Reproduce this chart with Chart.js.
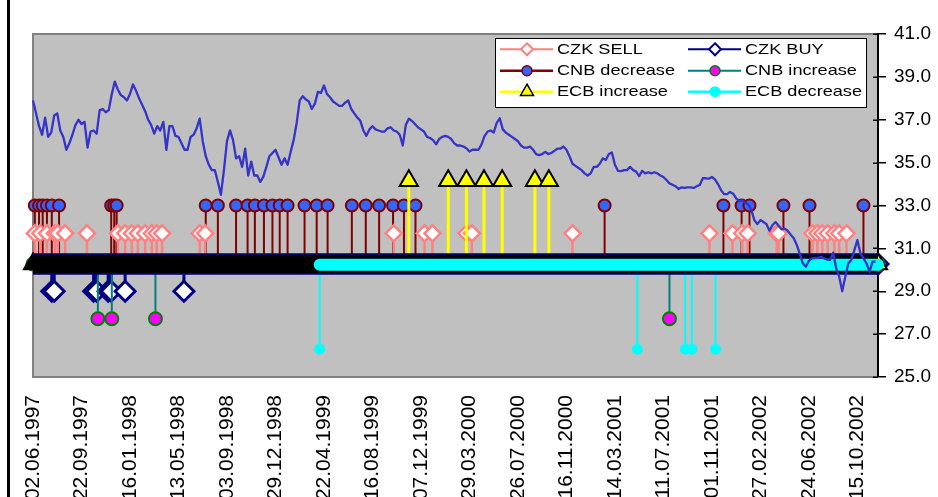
<!DOCTYPE html>
<html><head><meta charset="utf-8">
<script src="https://cdn.jsdelivr.net/npm/chart.js@4.4.1/dist/chart.umd.min.js"></script>
<style>
html,body{margin:0;padding:0;background:#fff;overflow:hidden;width:938px;height:497px}
#wrap{position:relative;width:938px;height:540px}
canvas{display:block}
</style></head><body>
<div id="wrap"><canvas id="c" width="938" height="540" style="width:938px;height:540px"></canvas></div>
<script>
// ---- tick labels (business-day index of each label) ----
const xTickIndex = [0,80,160,240,320,400,480,560,640,720,800,880,960,1040,1120,1200,1280,1360];
const xTickLabels = ['02.06.1997','22.09.1997','16.01.1998','13.05.1998','03.09.1998','29.12.1998',
  '22.04.1999','16.08.1999','07.12.1999','29.03.2000','26.07.2000','16.11.2000','14.03.2001',
  '11.07.2001','01.11.2001','27.02.2002','24.06.2002','15.10.2002'];
const lastDay = 1394;

// ---- exchange rate, one value every 5 business days ----
const rateStep = 5;
const rateValues = [
  37.9,37.3,36.7,36.3,37.1,36.2,36.4,37.2,37.3,36.5,
  36.2,35.6,35.9,36.3,36.75,37.0,36.8,36.9,35.7,36.45,
  36.5,36.35,37.45,37.5,37.35,37.45,38.2,38.78,38.4,38.15,
  38.05,37.9,38.2,38.65,38.35,38.0,37.7,37.4,37.0,36.75,
  36.35,36.7,36.5,36.9,35.6,36.7,36.7,36.25,36.2,35.9,
  35.6,35.6,36.2,36.3,36.6,37.05,36.0,35.3,34.9,34.65,
  34.65,34.1,33.5,34.65,36.0,36.5,36.05,35.2,35.3,34.8,
  35.65,34.4,35.05,34.4,34.4,34.1,34.35,34.8,35.3,35.45,
  35.6,35.25,34.9,35.2,34.9,35.5,36.05,36.85,37.9,38.1,
  37.95,37.85,37.5,37.75,38.3,38.25,38.6,38.2,38.05,37.85,
  37.75,37.65,37.65,37.8,37.9,37.5,37.3,37.1,36.95,36.5,
  36.25,36.55,36.7,36.55,36.5,36.45,36.45,36.6,36.65,36.5,
  36.45,36.3,35.8,36.75,37.05,36.95,36.8,36.65,36.55,36.45,
  36.2,36.15,36.05,35.85,36.1,36.2,36.25,36.2,36.1,35.9,
  35.8,35.8,35.75,35.67,35.52,35.6,35.6,35.6,35.85,36.25,
  36.45,36.5,36.4,36.85,37.07,36.55,36.4,36.3,36.2,36.1,
  36.0,35.8,35.7,35.7,35.75,35.6,35.4,35.35,35.4,35.5,
  35.4,35.45,35.55,35.65,35.65,35.75,35.6,35.3,34.95,34.85,
  34.75,34.65,34.5,34.4,34.5,34.8,34.8,34.95,35.2,35.12,
  35.4,35.47,34.9,34.62,34.6,34.65,34.65,34.8,34.65,34.58,
  34.37,34.62,34.5,34.55,34.5,34.55,34.5,34.4,34.33,34.19,
  34.03,33.97,33.9,33.77,33.85,33.82,33.85,33.85,33.82,33.9,
  33.96,34.27,34.27,34.25,34.33,34.22,34.0,33.72,33.53,33.53,
  33.63,33.55,33.33,33.2,33.24,33.13,33.05,32.8,32.32,32.13,
  32.32,32.23,32.13,31.82,32.09,32.23,32.05,31.89,31.92,31.82,
  31.64,31.47,31.16,30.74,30.3,30.14,30.42,30.53,30.55,30.56,
  30.61,30.53,30.48,30.46,30.8,30.07,29.68,29.0,29.68,30.3,
  30.46,30.92,31.39,30.77,30.53,30.3,29.9,30.38,30.38
];

// ---- event series: days (business-day index) and plotted level ----
const seriesNames = ['CZK SELL','CZK BUY','CNB decrease','CNB increase','ECB increase','ECB decrease'];
const baseLevel = 30.27;
const czkSellDays = [3,12,23,36,41,53,89,140,152,163,173,185,196,204,213,275,284,595,646,659,715,724,890,
  1116,1154,1170,1179,1227,1230,1286,1294,1302,1311,1322,1330,1342];
const czkSellLevel = 31.7;
const czkBuyDays = [31,35,100,105,124,129,152,249];
const czkBuyLevel = 29.0;
const cnbDecreaseDays = [3,10,16,23,31,43,129,134,138,285,305,335,354,366,381,395,407,420,448,468,486,
  526,549,571,594,612,631,943,1139,1169,1182,1238,1281,1370];
const cnbDecreaseLevel = 33.0;
const cnbIncreaseDays = [107,130,202,1050];
const cnbIncreaseLevel = 27.72;
const ecbIncreaseDays = [620,685,715,744,774,828,851];
const ecbIncreaseLevel = 34.15;
const ecbDecreaseDays = [473,997,1076,1087,1126];
const ecbDecreaseLevel = 26.3;
const ecbSeriesStart = 473;

function stems(days, level) {
  const pts = [{x:0, y:baseLevel}];
  days.forEach(d => { pts.push({x:d, y:baseLevel}, {x:d, y:level}, {x:d, y:baseLevel}); });
  pts.push({x:lastDay, y:baseLevel});
  return pts;
}
// marker only at event peaks; optionally also at the series ends on the base line
function markerR(r, startEnd, lastEnd) {
  return ctx => {
    const p = ctx.raw; if (!p) return 0;
    if (p.y !== baseLevel) return r;
    if (startEnd && p.x === 0) return r;
    if (lastEnd && p.x === lastDay) return r;
    return 0;
  };
}
function eventSet(label, days, level, o) {
  return Object.assign({
    type:'line', label, data: stems(days, level), clip:false,
    borderWidth:2, tension:0, pointHoverRadius:0, pointHitRadius:0
  }, o);
}

const COLORS = {
  sell:'#FF8080', buy:'#000080', cnbDec:'#800000', cnbDecFill:'#3366FF',
  cnbInc:'#008080', cnbIncFill:'#FF00FF', cnbIncBorder:'#008000',
  ecbInc:'#FFFF00', ecbDec:'#00FFFF', rate:'#3434C9'
};

const datasets = [
  { type:'line', label:'rate', data: rateValues.map((v,i)=>({x:i*rateStep, y:v})),
    borderColor:COLORS.rate, borderWidth:2.3, pointRadius:0, order:0, clip:false, borderJoinStyle:'round' },
  { type:'line', label:'bandCyan', data:[{x:ecbSeriesStart,y:baseLevel-0.03},{x:lastDay,y:baseLevel-0.03}],
    borderColor:COLORS.ecbDec, borderWidth:12, borderCapStyle:'round', pointRadius:0, order:1, clip:false },
  { type:'line', label:'bandBlack', data:[{x:0,y:baseLevel},{x:lastDay,y:baseLevel}],
    borderColor:'#000000', borderWidth:18.6, pointRadius:0, order:2, clip:false },
  { type:'line', label:'bandNavy', data:[{x:0,y:baseLevel},{x:lastDay,y:baseLevel}],
    borderColor:COLORS.buy, borderWidth:21.4, pointRadius:0, order:3, clip:false },
  eventSet(seriesNames[5], ecbDecreaseDays, ecbDecreaseLevel, {
    borderColor:COLORS.ecbDec, borderWidth:2, pointStyle:'circle', pointRadius:markerR(5.5,false,false),
    pointBackgroundColor:COLORS.ecbDec, pointBorderColor:COLORS.ecbDec, pointBorderWidth:0, order:4 }),
  eventSet(seriesNames[4], ecbIncreaseDays, ecbIncreaseLevel, {
    borderColor:COLORS.ecbInc, borderWidth:3, pointStyle:'triangle', pointRadius:markerR(10.5,true,true),
    pointBackgroundColor: c => (c.raw && c.raw.x === 0) ? '#000' : COLORS.ecbInc,
    pointBorderColor:'#000', pointBorderWidth:2, order:5 }),
  eventSet(seriesNames[3], cnbIncreaseDays, cnbIncreaseLevel, {
    borderColor:COLORS.cnbInc, borderWidth:2, pointStyle:'circle', pointRadius:markerR(6.5,true,true),
    pointBackgroundColor:COLORS.cnbIncFill, pointBorderColor:COLORS.cnbIncBorder, pointBorderWidth:2, order:6 }),
  eventSet(seriesNames[1], czkBuyDays, czkBuyLevel, {
    borderColor:COLORS.buy, borderWidth:3, pointStyle:'rectRot', pointRadius:markerR(10,false,true),
    pointBackgroundColor:'#FFFFFF', pointBorderColor:COLORS.buy, pointBorderWidth:3, order:7 }),
  eventSet(seriesNames[0], czkSellDays, czkSellLevel, {
    borderColor:COLORS.sell, borderWidth:2.5, pointStyle:'rectRot', pointRadius:markerR(8,false,false),
    pointBackgroundColor:'#FFFFFF', pointBorderColor:COLORS.sell, pointBorderWidth:2.5, order:8 }),
  eventSet(seriesNames[2], cnbDecreaseDays, cnbDecreaseLevel, {
    borderColor:COLORS.cnbDec, borderWidth:2, pointStyle:'circle', pointRadius:markerR(6,false,false),
    pointBackgroundColor:COLORS.cnbDecFill, pointBorderColor:COLORS.cnbDec, pointBorderWidth:2, order:9 })
];

const bgPlugin = {
  id:'bg',
  beforeDraw(chart) {
    const {ctx, chartArea:a} = chart;
    ctx.save();
    ctx.fillStyle = '#fff'; ctx.fillRect(0,0,chart.width,chart.height);
    ctx.fillStyle = '#C0C0C0'; ctx.fillRect(a.left, a.top, a.right-a.left, a.bottom-a.top);
    ctx.strokeStyle = '#808080'; ctx.lineWidth = 2;
    ctx.beginPath();
    ctx.moveTo(a.right, a.top); ctx.lineTo(a.left, a.top); ctx.lineTo(a.left, a.bottom); ctx.lineTo(a.right, a.bottom);
    ctx.stroke();
    ctx.fillStyle = '#000'; ctx.fillRect(7, 0, 3, chart.height);
    ctx.restore();
  },
  afterDraw(chart) {
    // short inner part of the right-axis tick marks
    const {ctx, chartArea:a} = chart, ys = chart.scales.y;
    ctx.save(); ctx.strokeStyle = '#000'; ctx.lineWidth = 1.5;
    ys.ticks.forEach(t => {
      const py = Math.round(ys.getPixelForValue(t.value)) + 0.25;
      ctx.beginPath(); ctx.moveTo(a.right - 5, py); ctx.lineTo(a.right, py); ctx.stroke();
    });
    ctx.restore();
  }
};

function drawMarker(ctx, style, x, y, r, fill, stroke, bw) {
  ctx.beginPath();
  if (style === 'circle') ctx.arc(x, y, r, 0, Math.PI*2);
  else if (style === 'diamond') { ctx.moveTo(x, y-r); ctx.lineTo(x+r, y); ctx.lineTo(x, y+r); ctx.lineTo(x-r, y); ctx.closePath(); }
  else if (style === 'triangle') { ctx.moveTo(x, y-r); ctx.lineTo(x+r*0.866, y+r*0.5); ctx.lineTo(x-r*0.866, y+r*0.5); ctx.closePath(); }
  ctx.fillStyle = fill; ctx.fill();
  if (bw > 0) { ctx.lineWidth = bw; ctx.strokeStyle = stroke; ctx.stroke(); }
}

const legendItems = [
  {name:seriesNames[0], col:0, row:0, line:COLORS.sell, lw:2, m:'diamond', r:6, fill:'#fff', stroke:COLORS.sell, bw:2},
  {name:seriesNames[1], col:1, row:0, line:COLORS.buy, lw:2, m:'diamond', r:6, fill:'#fff', stroke:COLORS.buy, bw:2},
  {name:seriesNames[2], col:0, row:1, line:COLORS.cnbDec, lw:2.5, m:'circle', r:5, fill:COLORS.cnbDecFill, stroke:COLORS.cnbDec, bw:1.5},
  {name:seriesNames[3], col:1, row:1, line:COLORS.cnbInc, lw:2, m:'circle', r:5, fill:COLORS.cnbIncFill, stroke:COLORS.cnbIncBorder, bw:1.5},
  {name:seriesNames[4], col:0, row:2, line:COLORS.ecbInc, lw:2.5, m:'triangle', r:7.5, fill:COLORS.ecbInc, stroke:'#000', bw:1.5},
  {name:seriesNames[5], col:1, row:2, line:COLORS.ecbDec, lw:2.5, m:'circle', r:5.5, fill:COLORS.ecbDec, stroke:COLORS.ecbDec, bw:0}
];

const legendPlugin = {
  id:'boxLegend',
  afterDraw(chart) {
    const {ctx, chartArea:a} = chart;
    const L = a.left + 462, T = a.top + 4, W = 372, H = 70;
    ctx.save();
    ctx.fillStyle = '#fff'; ctx.fillRect(L, T, W, H);
    ctx.strokeStyle = '#000'; ctx.lineWidth = 1; ctx.strokeRect(L+0.5, T+0.5, W-1, H-1);
    const colX = [L + 5, L + 193];
    const rowY = [T + 11.3, T + 32.7, T + 53.7];
    legendItems.forEach(it => {
      const x0 = colX[it.col], y = rowY[it.row];
      ctx.beginPath(); ctx.moveTo(x0, y); ctx.lineTo(x0 + 53, y);
      ctx.strokeStyle = it.line; ctx.lineWidth = it.lw; ctx.stroke();
      drawMarker(ctx, it.m, x0 + 27, y, it.r, it.fill, it.stroke, it.bw);
      ctx.save();
      ctx.translate(x0 + 57, y + 0.5);
      ctx.scale(1.21, 1);
      ctx.fillStyle = '#000';
      ctx.font = '15px "Liberation Sans", Arial, sans-serif';
      ctx.textBaseline = 'middle'; ctx.textAlign = 'left';
      ctx.fillText(it.name, 0, 0);
      ctx.restore();
    });
    ctx.restore();
  }
};

new Chart(document.getElementById('c'), {
  type:'line',
  data:{ datasets },
  options:{
    responsive:false, animation:false, devicePixelRatio:1,
    layout:{ padding:{ left:33, top:34, right:0, bottom:0 } },
    plugins:{ legend:{display:false}, tooltip:{enabled:false} },
    events:[],
    scales:{
      x:{
        type:'linear', min:0, max:lastDay,
        afterBuildTicks: s => { s.ticks = xTickIndex.map(v => ({value:v})); },
        afterFit: s => { s.height = 163; },
        ticks:{ autoSkip:false, minRotation:90, maxRotation:90, padding:18, color:'#000',
          font:{ family:'"Liberation Sans", Arial, sans-serif', size:21 },
          callback:(v, i) => xTickLabels[i] },
        grid:{ display:false, drawTicks:false }, border:{ display:false }
      },
      y:{
        type:'linear', position:'right', min:25, max:41,
        afterFit: s => { s.width = 60; },
        ticks:{ stepSize:2, padding:8, color:'#000', callback:v => v.toFixed(1),
          font:{ family:'"Liberation Sans", Arial, sans-serif', size:19 } },
        grid:{ drawOnChartArea:false, drawTicks:true, tickLength:8, color:'#000', lineWidth:1.5 },
        border:{ display:true, color:'#000', width:2 }
      }
    }
  },
  plugins:[bgPlugin, legendPlugin]
});
</script>
</body></html>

_SET TASK_. Exactly restate the lines from the beginning of the data through the line with "const lastDay = 1394;", and no others, keeping pictures out.

_OUTPUT OF THE EXERCISE_.
Reproduce this chart with Chart.js.
<!DOCTYPE html>
<html><head><meta charset="utf-8">
<script src="https://cdn.jsdelivr.net/npm/chart.js@4.4.1/dist/chart.umd.min.js"></script>
<style>
html,body{margin:0;padding:0;background:#fff;overflow:hidden;width:938px;height:497px}
#wrap{position:relative;width:938px;height:540px}
canvas{display:block}
</style></head><body>
<div id="wrap"><canvas id="c" width="938" height="540" style="width:938px;height:540px"></canvas></div>
<script>
// ---- tick labels (business-day index of each label) ----
const xTickIndex = [0,80,160,240,320,400,480,560,640,720,800,880,960,1040,1120,1200,1280,1360];
const xTickLabels = ['02.06.1997','22.09.1997','16.01.1998','13.05.1998','03.09.1998','29.12.1998',
  '22.04.1999','16.08.1999','07.12.1999','29.03.2000','26.07.2000','16.11.2000','14.03.2001',
  '11.07.2001','01.11.2001','27.02.2002','24.06.2002','15.10.2002'];
const lastDay = 1394;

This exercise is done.